The Biden administration’s American Jobs Plan (AJP) proposal to fund infrastructure spending relies on a bet that the benefits outweigh the costs of a higher corporate tax burden. Using the Tax Foundation model, we find that this trade-off is a bad one for the U.S. economy, resulting in reduced GDP, less capital investment, fewer jobs, and lower wages.
To show the combined effect of infrastructure spending and different financing options, consider a stylized example of $1 trillion in additional infrastructure spending evenly spread over five years. New infrastructure will accrue returns over time, raising economic output. We assume a 5 percent return for public investments, consistent with assumptions by the Congressional Budget Office. The infrastructure spending could be financed entirely through the issuance of new federal debt, or alternatively by increasing the corporate tax rate, or by imposing new private user fees or excise taxes (such as the federal gas tax).
We find that financing $1 trillion in new infrastructure through additional borrowing would raise long-run GDP by about 0.2 percent.

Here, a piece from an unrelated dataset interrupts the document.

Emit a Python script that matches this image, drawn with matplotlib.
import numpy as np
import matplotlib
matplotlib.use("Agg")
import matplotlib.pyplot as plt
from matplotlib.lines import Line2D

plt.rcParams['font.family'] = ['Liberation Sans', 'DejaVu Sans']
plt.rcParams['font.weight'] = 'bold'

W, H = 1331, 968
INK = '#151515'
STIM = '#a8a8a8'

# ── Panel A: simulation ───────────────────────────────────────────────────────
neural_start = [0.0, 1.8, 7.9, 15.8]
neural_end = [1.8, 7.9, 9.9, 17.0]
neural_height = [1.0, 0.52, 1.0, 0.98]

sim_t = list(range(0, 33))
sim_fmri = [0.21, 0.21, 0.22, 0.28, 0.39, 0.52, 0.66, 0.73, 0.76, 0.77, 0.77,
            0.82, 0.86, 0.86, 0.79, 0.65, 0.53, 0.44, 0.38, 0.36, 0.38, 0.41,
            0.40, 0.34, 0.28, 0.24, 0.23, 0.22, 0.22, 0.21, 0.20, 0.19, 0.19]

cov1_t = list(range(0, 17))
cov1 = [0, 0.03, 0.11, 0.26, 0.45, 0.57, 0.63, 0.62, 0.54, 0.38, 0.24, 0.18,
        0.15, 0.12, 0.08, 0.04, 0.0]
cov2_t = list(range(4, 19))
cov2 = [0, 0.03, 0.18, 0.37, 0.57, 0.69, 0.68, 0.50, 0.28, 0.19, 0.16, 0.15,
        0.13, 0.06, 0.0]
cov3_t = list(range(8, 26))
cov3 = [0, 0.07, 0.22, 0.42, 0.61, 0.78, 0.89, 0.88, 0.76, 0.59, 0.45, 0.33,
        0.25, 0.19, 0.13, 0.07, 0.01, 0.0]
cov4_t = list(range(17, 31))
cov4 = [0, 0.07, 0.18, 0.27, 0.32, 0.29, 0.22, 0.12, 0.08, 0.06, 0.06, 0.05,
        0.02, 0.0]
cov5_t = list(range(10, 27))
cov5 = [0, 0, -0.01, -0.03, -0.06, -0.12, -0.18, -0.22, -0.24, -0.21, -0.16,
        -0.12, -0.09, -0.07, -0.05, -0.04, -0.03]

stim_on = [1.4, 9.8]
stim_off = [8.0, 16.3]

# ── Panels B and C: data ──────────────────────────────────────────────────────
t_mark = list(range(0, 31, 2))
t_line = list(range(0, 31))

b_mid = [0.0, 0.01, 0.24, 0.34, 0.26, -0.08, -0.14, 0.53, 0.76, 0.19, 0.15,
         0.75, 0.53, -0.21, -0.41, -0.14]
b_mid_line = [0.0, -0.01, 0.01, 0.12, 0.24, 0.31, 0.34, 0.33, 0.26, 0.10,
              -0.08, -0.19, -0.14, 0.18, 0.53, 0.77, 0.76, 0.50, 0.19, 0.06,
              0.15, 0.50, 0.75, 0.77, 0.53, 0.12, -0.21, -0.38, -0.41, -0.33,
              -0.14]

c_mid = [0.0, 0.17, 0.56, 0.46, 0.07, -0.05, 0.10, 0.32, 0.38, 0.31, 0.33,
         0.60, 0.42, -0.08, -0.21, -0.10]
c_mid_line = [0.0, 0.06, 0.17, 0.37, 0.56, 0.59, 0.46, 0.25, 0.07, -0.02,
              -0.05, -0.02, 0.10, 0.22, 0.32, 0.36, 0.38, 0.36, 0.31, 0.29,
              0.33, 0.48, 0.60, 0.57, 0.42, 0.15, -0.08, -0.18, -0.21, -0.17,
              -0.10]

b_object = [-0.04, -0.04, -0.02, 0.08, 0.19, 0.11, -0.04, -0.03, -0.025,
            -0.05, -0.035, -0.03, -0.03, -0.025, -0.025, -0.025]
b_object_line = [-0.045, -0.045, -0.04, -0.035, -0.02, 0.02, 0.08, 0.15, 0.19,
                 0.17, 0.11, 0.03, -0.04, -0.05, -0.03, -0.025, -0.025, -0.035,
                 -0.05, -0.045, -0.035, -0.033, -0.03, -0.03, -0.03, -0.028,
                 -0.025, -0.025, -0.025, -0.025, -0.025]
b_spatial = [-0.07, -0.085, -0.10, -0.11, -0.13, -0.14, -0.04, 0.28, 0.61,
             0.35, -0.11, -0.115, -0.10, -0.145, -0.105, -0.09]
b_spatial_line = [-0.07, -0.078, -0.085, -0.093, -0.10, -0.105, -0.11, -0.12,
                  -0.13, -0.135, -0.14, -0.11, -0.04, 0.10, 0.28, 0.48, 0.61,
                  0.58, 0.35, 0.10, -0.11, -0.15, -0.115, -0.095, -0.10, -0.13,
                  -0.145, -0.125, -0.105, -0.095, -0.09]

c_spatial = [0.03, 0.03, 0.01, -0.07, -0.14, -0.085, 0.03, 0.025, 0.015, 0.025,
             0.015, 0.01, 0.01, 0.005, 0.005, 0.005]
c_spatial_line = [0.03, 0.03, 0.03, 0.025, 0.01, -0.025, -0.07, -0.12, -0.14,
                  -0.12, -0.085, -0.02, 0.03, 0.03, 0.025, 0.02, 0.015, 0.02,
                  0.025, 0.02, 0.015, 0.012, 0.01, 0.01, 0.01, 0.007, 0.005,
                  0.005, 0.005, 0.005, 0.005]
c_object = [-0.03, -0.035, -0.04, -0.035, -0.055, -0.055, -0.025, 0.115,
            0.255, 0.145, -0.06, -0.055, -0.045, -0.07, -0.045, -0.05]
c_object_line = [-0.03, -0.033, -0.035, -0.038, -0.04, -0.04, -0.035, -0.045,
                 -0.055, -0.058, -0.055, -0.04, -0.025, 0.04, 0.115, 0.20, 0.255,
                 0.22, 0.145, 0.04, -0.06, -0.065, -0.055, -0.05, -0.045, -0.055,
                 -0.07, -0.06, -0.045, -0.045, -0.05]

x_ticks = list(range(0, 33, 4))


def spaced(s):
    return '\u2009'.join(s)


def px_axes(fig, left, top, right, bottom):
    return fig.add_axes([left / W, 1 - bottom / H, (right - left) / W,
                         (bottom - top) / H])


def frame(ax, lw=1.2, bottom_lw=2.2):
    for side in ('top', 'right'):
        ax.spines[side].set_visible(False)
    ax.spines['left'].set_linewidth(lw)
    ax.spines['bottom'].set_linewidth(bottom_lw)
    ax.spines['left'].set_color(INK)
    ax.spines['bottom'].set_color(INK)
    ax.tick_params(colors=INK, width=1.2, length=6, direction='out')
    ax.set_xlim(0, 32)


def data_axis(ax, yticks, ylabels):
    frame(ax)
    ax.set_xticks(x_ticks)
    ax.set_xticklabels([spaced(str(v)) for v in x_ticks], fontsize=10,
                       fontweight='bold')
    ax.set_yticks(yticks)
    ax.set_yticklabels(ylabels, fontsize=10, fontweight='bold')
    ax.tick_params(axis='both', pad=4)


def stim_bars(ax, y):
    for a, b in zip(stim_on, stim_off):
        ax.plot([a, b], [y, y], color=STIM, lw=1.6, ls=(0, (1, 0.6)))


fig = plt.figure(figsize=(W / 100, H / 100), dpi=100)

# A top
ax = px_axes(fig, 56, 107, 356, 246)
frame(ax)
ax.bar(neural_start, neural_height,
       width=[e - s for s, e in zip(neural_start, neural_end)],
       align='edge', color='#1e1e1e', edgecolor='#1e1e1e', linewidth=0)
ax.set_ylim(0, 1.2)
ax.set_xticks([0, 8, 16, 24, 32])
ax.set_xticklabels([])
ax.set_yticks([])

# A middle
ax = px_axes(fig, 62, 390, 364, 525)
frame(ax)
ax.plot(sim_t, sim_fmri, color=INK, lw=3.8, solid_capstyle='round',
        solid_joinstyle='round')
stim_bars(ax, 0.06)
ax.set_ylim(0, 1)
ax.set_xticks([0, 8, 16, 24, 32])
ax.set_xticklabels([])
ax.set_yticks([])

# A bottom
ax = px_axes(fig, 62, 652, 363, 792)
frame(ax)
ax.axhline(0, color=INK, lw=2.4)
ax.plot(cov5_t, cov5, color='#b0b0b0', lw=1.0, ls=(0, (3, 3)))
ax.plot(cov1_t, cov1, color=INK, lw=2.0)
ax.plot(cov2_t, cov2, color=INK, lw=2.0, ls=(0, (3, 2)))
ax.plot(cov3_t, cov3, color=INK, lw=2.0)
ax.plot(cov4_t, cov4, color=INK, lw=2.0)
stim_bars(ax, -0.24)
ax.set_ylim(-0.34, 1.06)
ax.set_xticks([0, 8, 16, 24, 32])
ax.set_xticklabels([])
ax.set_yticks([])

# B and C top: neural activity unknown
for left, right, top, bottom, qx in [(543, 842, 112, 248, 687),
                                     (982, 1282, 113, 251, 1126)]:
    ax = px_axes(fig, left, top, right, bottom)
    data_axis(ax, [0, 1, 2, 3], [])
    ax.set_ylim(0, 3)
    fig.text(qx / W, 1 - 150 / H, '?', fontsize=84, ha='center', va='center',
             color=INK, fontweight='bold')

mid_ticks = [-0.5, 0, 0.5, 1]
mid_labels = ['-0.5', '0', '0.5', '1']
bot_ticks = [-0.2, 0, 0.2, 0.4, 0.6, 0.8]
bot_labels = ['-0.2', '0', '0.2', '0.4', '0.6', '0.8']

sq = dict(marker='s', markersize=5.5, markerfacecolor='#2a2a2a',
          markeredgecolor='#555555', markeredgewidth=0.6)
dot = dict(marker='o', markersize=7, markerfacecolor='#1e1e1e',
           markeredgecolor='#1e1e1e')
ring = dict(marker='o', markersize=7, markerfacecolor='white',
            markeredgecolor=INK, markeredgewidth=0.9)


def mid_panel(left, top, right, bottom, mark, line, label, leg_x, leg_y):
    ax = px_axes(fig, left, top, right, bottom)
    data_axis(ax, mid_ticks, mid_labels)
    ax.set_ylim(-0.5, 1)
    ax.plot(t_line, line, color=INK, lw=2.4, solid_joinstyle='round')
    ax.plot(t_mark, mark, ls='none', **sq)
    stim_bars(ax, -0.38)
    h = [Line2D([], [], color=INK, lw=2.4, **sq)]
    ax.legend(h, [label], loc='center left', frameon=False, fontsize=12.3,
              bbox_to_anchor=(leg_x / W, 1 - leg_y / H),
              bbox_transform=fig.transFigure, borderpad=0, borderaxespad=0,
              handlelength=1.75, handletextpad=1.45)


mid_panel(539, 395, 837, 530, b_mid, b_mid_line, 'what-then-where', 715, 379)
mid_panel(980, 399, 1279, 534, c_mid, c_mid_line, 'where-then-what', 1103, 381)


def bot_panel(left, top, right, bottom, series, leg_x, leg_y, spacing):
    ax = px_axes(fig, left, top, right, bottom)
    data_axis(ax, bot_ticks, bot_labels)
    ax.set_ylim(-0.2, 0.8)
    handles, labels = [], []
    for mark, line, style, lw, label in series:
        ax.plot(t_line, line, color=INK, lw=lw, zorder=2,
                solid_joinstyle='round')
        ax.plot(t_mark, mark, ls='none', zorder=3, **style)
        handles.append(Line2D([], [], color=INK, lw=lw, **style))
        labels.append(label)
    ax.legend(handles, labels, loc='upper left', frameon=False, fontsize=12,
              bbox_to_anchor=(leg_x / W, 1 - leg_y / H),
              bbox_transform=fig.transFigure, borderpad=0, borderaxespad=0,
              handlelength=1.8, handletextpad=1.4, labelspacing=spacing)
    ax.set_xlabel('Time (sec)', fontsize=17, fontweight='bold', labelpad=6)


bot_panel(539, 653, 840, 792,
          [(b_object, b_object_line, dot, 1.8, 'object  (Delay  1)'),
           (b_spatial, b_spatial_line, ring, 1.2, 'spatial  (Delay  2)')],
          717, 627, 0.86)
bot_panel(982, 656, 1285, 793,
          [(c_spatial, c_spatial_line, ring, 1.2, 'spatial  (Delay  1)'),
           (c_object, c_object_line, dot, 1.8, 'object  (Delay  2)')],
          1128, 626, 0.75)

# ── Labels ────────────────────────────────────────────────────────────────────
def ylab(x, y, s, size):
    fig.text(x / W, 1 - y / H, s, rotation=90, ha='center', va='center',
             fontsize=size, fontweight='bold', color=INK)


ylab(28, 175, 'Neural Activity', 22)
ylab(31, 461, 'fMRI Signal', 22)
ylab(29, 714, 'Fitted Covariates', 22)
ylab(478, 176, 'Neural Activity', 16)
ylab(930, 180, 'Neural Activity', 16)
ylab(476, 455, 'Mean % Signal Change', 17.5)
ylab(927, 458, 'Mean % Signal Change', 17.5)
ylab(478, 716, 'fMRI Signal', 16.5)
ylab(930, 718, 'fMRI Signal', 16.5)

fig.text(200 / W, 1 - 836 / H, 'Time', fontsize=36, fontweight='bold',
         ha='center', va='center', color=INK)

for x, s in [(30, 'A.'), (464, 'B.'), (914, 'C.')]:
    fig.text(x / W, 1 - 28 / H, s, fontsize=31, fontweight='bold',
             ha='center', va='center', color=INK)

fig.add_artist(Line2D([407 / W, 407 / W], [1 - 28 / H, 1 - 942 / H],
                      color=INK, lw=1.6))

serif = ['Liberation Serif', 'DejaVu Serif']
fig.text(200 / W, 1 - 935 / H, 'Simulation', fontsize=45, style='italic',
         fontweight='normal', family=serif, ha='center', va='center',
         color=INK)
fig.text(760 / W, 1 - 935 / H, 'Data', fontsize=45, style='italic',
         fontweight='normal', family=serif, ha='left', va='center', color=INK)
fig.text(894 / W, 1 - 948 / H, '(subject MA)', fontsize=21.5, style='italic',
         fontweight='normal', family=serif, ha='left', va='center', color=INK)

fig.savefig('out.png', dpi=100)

New borrowing raises long-term interest costs for the federal government, both because of the immediate infrastructure spending and long-term maintenance costs, but it does not result in substantially higher interest rates or crowd-out of private investment. However, much of the borrowing would be financed internationally, so the returns to that financing would accrue to foreign investors, reducing American incomes (GNP) in the long run by 0.1 percent.
|Financing Options||Borrowing (issuance of federal debt)||Increase the Corporate Tax Rate||Impose User Fees or Excise Taxes|
|Long-Run Gross Domestic Product (GDP)||+0.2%||-0.3%||+0.1%|
|Long-Run Gross National Product (GNP)||-0.1%||-0.2%||+0.1%|
|Full-time Equivalent Jobs||+36,000||-48,000||-50,000|
|Long-Run Annual Conventional Deficit, 2031 Dollars||-$67||$0||$0|
|Long-Run Annual Dynamic Deficit, 2031 Dollars||-$52||-$39||+$6|
Source: Tax Foundation General Equilibrium Model, May 2021.

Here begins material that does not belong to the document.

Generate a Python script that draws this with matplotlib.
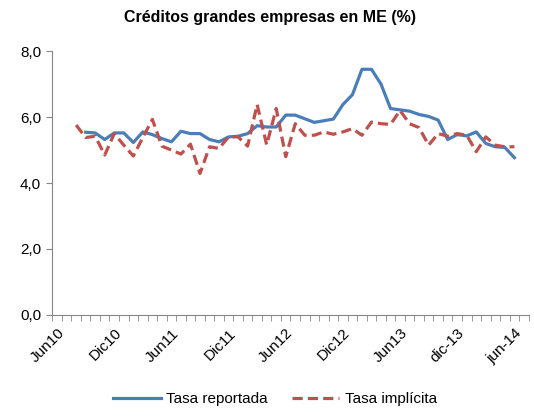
import matplotlib.pyplot as plt
import matplotlib.transforms as mtransforms
import numpy as np

# monthly categories Jun10 .. Jul14 (50 slots)
n_months = 50
tick_idx = [0, 6, 12, 18, 24, 30, 36, 42, 48]
tick_labels = ['Jun10', 'Dic10', 'Jun11', 'Dic11', 'Jun12', 'Dic12', 'Jun13', 'dic-13', 'jun-14']

# Tasa reportada starts at Sep10 (index 3)
reportada_start = 3
reportada = [5.54, 5.52, 5.32, 5.52, 5.52, 5.23, 5.55, 5.47, 5.35, 5.25,
             5.57, 5.50, 5.50, 5.32, 5.25, 5.40, 5.42, 5.50, 5.74, 5.70,
             5.70, 6.06, 6.06, 5.95, 5.84, 5.89, 5.94, 6.38, 6.68, 7.45,
             7.45, 7.00, 6.26, 6.22, 6.18, 6.08, 6.02, 5.91, 5.32, 5.47,
             5.43, 5.55, 5.20, 5.10, 5.08, 4.77]

# Tasa implicita starts at Aug10 (index 2)
implicita_start = 2
implicita = [5.76, 5.38, 5.42, 4.85, 5.50, 5.15, 4.82, 5.38, 5.93, 5.12,
             5.00, 4.88, 5.18, 4.29, 5.10, 5.05, 5.40, 5.40, 5.12, 6.38,
             5.16, 6.26, 4.80, 5.80, 5.45, 5.45, 5.55, 5.48, 5.55, 5.65,
             5.45, 5.85, 5.80, 5.78, 6.20, 5.80, 5.68, 5.15, 5.50, 5.42,
             5.50, 5.45, 4.95, 5.40, 5.15, 5.10, 5.10]

blue = '#4A7EBB'
red = '#C0504D'
axis_gray = '#868686'

plt.rcParams['font.family'] = ['Liberation Sans', 'DejaVu Sans']

fig = plt.figure(figsize=(5.34, 4.16), dpi=100)
ax = fig.add_axes([0.098, 0.243, 0.892, 0.634])

x_rep = np.arange(reportada_start, reportada_start + len(reportada))
x_imp = np.arange(implicita_start, implicita_start + len(implicita))

ax.plot(x_rep, reportada, color=blue, lw=2.3, label='Tasa reportada', solid_joinstyle='round')
ax.plot(x_imp, implicita, color=red, lw=2.3, ls=(0, (3.2, 1.6)), label='Tasa implícita')

ax.set_xlim(-0.5, n_months - 0.5)
ax.set_ylim(0, 8)
ax.set_yticks([0, 2, 4, 6, 8])
ax.set_yticklabels([f'{v:.1f}'.replace('.', ',') for v in [0, 2, 4, 6, 8]], fontsize=11)

ax.set_xticks(tick_idx)
ax.set_xticklabels(tick_labels, rotation=45, ha='right', rotation_mode='anchor', fontsize=11)
# nudge rotated labels a bit to the left, like the original
shift = mtransforms.ScaledTranslation(-6 / 100, 0, fig.dpi_scale_trans)
for lab in ax.get_xticklabels():
    lab.set_transform(lab.get_transform() + shift)
ax.set_xticks(np.arange(n_months + 1) - 0.5, minor=True)
ax.tick_params(axis='x', which='major', length=0, pad=8)
ax.tick_params(axis='x', which='minor', length=4, color=axis_gray, direction='out')
ax.tick_params(axis='y', length=4, color=axis_gray, direction='out', pad=4)

for s in ['top', 'right']:
    ax.spines[s].set_visible(False)
for s in ['left', 'bottom']:
    ax.spines[s].set_color(axis_gray)

fig.suptitle('Créditos grandes empresas en ME (%)', x=0.505, y=0.975, fontsize=11.5, fontweight='bold')

fig.legend(loc='lower center', bbox_to_anchor=(0.515, -0.01), ncol=2, frameon=False,
           fontsize=11, handlelength=3.1, columnspacing=1.6, handletextpad=0.35)

fig.savefig('out.png', dpi=100)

On the other hand, financing the new infrastructure with an increase in the corporate tax rate reduces long-run GDP by 0.3 percent, because it raises the cost of corporate investment. It also reduces GNP by 0.2 percent, lowers the capital stock by 0.7 percent, reduces employment by 48,000 full-time equivalent jobs, and reduces wages by 0.2 percent. While this option would be deficit neutral in the long run on a conventional basis (which holds GDP constant), on a dynamic basis annual revenue would drop by $39 billion in the long run due to a smaller economy.
A third financing option is to rely on private user fees, such as tolls, or excise taxes, such as a higher gas tax. We find that this financing option would raise long-run GDP and GNP by 0.1 percent, but would reduce employment by 50,000 full-time equivalent jobs. Financing infrastructure through user fees or the gas tax would create a better connection between the usage of the new infrastructure and tax collections. Taxes imposed on consumption (in this case, consuming infrastructure services) tend to be less damaging to GDP.
Our modeling illustrates that the financing method for infrastructure matters, and that corporate tax increases would be one of the most counterproductive ways to finance the infrastructure spending, ultimately shrinking the U.S. economy, incomes, and available jobs. It is also worth noting that public investment tends to deliver only half of the economic returns as private sector investments (5 percent for public investments, versus about 10 percent for the private sector), which is an additional opportunity cost worth considering.
Modeling notes: We assume the infrastructure requires an increase in depreciation-related outlays to maintain the assets over time. Roads and bridges are assumed to have more than a 50-year life, and require about 2 percent of their initial cost in annual maintenance. We target the amount of financing that would be required to cover the long-run costs of maintenance and interest payments.